- _AIM_
Omit all images, then repeat exactly the lines below from the one containing "Output the component" through the one containing "Chart.register(...registerables);", both ends included.

- _RECORD SET_
•••

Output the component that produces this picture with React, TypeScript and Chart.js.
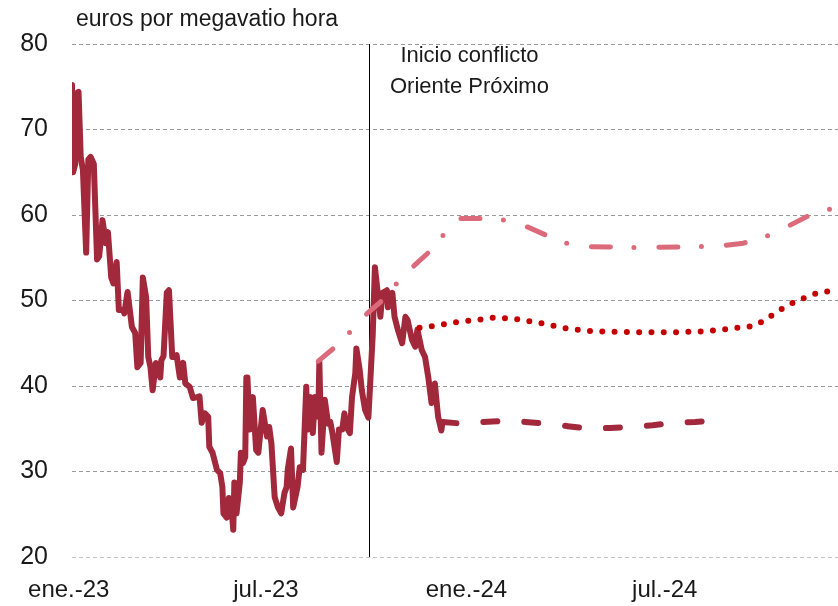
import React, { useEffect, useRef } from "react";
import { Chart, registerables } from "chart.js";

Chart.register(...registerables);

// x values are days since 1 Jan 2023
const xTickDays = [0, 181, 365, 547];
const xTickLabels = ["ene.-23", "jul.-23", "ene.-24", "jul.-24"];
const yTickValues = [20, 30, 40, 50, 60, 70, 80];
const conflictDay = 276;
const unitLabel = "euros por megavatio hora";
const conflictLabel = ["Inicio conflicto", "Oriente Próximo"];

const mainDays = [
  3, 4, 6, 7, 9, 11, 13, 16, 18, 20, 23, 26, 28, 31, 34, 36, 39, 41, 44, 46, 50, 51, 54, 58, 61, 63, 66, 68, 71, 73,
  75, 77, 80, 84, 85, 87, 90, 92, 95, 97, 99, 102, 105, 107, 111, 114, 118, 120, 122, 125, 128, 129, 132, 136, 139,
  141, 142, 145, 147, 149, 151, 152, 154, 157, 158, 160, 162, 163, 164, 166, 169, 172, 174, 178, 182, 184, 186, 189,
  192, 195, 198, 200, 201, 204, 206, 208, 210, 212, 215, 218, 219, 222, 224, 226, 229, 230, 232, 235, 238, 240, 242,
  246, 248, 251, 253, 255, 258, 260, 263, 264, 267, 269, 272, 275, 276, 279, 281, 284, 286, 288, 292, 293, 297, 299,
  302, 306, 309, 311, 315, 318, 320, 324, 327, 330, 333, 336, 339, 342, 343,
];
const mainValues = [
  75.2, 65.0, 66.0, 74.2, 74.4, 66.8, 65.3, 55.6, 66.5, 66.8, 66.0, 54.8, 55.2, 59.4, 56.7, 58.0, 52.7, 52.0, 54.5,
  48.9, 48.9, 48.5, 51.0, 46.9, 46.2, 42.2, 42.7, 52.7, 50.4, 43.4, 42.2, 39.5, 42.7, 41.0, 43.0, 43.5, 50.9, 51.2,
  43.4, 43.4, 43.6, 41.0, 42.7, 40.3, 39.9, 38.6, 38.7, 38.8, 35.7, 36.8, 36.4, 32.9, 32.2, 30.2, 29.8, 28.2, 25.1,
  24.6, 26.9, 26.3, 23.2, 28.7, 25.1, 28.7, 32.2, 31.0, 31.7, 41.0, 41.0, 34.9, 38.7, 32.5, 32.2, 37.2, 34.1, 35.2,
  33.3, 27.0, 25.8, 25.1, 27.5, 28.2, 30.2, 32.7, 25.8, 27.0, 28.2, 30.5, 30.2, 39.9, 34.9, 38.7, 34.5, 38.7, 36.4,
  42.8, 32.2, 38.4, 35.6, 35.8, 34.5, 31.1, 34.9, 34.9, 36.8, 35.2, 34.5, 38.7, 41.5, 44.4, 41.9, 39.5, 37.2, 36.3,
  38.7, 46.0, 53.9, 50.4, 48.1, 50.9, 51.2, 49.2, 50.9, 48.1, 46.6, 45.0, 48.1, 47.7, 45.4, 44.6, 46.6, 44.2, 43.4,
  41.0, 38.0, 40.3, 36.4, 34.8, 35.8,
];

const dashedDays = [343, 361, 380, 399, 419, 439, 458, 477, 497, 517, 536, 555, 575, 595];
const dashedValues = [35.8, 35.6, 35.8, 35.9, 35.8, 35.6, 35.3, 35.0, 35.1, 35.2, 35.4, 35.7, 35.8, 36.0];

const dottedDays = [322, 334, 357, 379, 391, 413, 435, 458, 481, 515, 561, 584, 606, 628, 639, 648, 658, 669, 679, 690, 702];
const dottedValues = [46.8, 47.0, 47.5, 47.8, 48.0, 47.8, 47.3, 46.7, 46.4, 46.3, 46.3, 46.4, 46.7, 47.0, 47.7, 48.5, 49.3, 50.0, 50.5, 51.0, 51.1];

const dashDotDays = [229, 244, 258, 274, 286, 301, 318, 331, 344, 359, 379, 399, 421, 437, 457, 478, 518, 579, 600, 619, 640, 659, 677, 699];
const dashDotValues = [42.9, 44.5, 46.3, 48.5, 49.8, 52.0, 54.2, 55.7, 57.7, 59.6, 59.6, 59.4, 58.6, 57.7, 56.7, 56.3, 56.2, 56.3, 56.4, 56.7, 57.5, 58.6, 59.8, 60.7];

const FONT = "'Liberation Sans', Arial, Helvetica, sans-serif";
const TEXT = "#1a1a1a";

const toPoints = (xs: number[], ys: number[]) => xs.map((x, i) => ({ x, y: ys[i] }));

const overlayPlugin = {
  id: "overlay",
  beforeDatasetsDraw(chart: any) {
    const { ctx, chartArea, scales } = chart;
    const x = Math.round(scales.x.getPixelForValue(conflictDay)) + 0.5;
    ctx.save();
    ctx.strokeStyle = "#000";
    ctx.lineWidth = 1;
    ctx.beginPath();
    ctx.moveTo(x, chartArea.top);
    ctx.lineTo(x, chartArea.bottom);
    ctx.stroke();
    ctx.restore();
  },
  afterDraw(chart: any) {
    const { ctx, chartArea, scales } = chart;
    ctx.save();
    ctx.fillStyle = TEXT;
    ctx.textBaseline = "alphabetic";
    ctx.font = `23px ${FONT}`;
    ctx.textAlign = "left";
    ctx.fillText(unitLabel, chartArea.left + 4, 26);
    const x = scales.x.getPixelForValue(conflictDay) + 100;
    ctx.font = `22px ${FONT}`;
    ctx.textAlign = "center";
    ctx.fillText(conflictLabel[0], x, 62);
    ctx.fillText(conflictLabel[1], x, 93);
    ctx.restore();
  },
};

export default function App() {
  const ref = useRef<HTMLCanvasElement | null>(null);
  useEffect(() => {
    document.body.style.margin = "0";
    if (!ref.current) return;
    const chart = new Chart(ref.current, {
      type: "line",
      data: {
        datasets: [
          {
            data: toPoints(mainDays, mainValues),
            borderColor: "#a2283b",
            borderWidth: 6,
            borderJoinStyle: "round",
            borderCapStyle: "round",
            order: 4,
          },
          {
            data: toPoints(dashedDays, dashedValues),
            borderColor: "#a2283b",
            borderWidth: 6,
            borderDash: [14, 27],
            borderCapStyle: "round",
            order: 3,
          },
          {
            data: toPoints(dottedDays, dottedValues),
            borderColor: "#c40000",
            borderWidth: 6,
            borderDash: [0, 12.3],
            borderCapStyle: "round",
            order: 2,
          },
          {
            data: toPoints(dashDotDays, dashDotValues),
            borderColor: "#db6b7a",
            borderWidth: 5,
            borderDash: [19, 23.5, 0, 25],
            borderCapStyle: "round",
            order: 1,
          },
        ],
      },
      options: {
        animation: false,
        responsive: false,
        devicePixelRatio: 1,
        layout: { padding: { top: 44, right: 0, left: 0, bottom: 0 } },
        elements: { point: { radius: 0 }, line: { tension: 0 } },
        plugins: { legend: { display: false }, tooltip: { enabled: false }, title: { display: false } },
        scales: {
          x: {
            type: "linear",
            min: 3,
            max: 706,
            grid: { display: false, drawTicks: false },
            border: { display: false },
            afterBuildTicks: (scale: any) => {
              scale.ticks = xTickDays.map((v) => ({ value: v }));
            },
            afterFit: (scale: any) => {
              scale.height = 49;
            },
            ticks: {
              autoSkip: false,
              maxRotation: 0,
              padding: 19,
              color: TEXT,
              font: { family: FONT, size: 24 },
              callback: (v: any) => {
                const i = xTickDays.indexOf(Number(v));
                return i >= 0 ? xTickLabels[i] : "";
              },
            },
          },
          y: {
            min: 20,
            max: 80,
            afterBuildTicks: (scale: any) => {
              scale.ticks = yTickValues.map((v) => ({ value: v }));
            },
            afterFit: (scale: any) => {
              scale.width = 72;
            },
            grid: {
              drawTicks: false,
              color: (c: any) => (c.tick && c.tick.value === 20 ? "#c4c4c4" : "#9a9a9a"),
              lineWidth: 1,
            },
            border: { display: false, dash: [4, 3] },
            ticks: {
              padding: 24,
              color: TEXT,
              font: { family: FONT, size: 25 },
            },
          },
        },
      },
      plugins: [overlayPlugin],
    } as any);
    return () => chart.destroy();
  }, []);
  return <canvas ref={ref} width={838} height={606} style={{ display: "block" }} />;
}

•••

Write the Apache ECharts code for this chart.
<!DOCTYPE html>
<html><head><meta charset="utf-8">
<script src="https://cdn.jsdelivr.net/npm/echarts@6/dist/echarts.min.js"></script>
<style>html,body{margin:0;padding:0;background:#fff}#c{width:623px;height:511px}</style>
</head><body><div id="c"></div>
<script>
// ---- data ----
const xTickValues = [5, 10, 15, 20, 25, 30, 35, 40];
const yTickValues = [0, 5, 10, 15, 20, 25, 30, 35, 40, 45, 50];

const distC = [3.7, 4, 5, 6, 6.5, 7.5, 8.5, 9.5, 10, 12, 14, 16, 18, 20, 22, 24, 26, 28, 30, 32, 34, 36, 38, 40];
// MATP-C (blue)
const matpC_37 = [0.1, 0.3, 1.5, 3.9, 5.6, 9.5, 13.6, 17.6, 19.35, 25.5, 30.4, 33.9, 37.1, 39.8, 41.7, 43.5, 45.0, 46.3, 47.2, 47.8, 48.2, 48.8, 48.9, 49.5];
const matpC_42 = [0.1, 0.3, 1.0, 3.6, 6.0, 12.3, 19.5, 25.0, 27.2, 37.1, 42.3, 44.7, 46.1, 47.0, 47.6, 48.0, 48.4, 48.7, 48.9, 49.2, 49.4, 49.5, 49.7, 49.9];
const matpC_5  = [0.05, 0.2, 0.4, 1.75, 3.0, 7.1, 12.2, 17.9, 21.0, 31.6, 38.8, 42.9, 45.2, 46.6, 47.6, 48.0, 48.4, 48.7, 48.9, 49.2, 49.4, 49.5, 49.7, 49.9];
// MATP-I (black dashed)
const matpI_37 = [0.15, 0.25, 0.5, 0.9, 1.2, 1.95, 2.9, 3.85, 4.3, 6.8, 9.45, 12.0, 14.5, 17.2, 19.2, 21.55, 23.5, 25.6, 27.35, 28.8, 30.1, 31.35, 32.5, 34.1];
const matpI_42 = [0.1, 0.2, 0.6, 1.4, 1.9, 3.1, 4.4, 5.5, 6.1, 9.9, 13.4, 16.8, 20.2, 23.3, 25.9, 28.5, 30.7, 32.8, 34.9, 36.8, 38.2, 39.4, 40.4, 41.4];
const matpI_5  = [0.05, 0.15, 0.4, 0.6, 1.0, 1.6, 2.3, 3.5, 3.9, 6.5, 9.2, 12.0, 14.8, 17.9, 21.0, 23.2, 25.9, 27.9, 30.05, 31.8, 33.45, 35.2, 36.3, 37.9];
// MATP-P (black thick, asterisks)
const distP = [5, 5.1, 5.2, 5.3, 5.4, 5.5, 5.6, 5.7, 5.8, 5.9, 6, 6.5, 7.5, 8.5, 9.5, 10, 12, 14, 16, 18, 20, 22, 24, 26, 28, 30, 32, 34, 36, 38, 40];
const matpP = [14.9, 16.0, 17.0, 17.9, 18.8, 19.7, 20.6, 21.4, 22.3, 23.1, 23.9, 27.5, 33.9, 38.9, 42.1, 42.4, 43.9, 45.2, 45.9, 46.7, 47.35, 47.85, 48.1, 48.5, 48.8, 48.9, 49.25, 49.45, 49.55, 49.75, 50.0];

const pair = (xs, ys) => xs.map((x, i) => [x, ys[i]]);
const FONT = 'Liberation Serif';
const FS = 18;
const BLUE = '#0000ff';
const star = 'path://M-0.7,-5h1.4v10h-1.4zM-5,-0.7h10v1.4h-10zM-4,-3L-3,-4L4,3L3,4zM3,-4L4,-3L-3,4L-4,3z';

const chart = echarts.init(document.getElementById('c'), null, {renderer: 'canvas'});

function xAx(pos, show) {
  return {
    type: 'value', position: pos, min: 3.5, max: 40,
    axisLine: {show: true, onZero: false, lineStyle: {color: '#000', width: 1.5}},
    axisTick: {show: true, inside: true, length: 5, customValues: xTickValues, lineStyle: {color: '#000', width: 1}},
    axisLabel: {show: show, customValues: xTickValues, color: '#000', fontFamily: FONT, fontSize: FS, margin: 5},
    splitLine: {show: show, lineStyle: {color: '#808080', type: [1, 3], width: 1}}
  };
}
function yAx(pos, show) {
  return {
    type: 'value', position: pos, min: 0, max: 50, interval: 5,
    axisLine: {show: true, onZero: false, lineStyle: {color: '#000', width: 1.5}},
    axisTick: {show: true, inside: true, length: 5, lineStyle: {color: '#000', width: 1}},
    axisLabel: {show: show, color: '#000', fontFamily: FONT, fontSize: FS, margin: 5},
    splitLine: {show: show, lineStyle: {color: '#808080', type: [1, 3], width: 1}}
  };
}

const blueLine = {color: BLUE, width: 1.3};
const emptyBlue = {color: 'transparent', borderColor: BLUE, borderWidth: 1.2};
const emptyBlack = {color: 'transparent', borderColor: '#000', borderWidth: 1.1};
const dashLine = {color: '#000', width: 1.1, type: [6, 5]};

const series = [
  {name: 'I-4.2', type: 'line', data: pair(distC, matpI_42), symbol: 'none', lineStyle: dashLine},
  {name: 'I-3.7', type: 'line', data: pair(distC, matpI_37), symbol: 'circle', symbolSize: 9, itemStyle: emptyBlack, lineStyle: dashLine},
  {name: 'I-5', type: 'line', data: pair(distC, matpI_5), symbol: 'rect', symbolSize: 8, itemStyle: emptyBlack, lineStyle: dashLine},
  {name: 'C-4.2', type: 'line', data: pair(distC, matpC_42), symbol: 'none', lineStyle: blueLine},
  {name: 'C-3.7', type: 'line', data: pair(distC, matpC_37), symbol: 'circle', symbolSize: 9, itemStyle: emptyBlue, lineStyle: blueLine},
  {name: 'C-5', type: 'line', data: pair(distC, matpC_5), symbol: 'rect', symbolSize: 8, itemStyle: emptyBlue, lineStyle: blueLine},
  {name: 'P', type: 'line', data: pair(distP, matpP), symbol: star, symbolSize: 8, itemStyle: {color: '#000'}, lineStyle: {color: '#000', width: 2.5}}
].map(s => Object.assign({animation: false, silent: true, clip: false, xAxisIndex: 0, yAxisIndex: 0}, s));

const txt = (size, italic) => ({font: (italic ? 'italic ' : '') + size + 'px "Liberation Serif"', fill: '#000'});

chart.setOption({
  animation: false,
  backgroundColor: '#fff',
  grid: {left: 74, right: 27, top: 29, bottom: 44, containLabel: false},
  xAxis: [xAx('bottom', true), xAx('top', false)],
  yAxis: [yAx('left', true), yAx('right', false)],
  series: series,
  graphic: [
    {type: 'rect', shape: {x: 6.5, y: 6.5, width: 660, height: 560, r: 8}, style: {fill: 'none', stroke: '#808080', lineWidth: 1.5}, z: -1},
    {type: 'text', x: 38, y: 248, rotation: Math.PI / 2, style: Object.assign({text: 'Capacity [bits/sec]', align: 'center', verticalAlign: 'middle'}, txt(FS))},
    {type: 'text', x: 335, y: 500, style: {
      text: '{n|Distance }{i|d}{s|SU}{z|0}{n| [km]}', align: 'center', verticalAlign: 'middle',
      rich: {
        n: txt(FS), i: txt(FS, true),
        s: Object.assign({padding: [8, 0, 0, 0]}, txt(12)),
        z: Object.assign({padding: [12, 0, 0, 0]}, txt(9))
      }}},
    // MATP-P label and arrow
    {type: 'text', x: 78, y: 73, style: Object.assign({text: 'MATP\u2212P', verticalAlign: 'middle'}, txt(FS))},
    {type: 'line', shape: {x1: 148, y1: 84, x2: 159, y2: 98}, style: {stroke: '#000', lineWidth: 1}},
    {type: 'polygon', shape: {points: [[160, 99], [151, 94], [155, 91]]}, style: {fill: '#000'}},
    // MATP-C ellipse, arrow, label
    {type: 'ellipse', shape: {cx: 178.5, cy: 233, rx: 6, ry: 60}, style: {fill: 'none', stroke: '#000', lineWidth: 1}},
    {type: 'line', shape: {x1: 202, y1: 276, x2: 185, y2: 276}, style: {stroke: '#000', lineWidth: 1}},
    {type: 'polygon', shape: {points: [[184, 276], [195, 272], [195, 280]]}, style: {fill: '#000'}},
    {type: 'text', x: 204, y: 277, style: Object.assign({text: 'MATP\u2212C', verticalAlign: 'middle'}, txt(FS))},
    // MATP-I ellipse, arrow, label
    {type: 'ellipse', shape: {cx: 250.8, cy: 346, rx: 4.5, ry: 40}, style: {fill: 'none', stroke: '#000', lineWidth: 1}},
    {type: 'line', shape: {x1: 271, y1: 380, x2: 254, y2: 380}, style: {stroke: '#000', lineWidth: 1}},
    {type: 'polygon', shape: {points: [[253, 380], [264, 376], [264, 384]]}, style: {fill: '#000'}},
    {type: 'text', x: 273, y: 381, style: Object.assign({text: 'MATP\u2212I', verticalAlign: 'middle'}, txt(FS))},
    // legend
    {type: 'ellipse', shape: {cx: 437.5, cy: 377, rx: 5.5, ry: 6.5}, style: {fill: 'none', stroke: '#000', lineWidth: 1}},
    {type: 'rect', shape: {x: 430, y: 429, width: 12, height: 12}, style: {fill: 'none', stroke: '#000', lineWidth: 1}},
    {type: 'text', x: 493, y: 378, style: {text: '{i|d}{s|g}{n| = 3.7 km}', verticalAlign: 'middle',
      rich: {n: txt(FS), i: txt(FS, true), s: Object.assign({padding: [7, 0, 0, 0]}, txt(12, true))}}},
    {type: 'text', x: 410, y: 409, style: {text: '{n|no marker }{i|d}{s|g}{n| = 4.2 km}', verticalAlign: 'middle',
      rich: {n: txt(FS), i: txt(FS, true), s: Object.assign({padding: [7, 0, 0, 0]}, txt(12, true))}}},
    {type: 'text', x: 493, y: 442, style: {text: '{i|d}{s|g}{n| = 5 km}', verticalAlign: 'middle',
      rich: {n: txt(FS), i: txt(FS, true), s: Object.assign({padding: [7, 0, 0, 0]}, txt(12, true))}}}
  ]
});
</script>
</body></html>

•••

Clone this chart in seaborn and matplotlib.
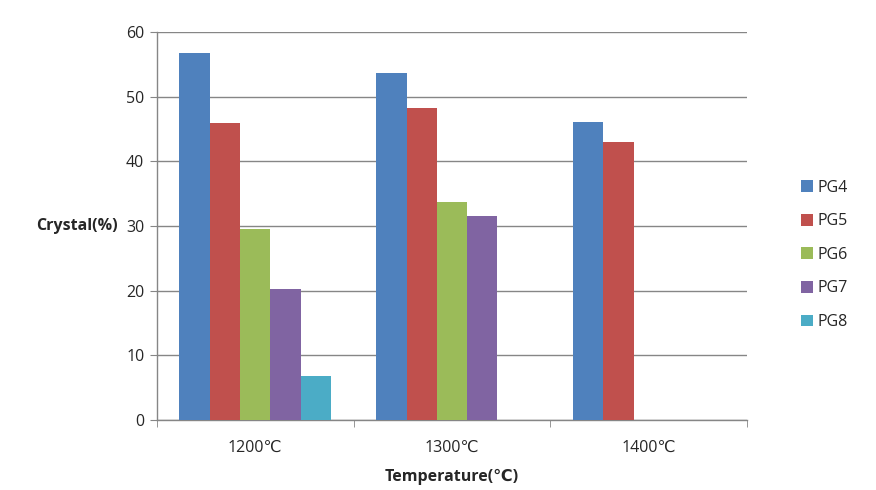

•••

- _ANSWER TO THIS TASK_
Output the component that produces this picture with React, TypeScript and Chart.js.
import React, { useEffect, useRef } from "react";
import { Chart, registerables } from "chart.js";

Chart.register(...registerables);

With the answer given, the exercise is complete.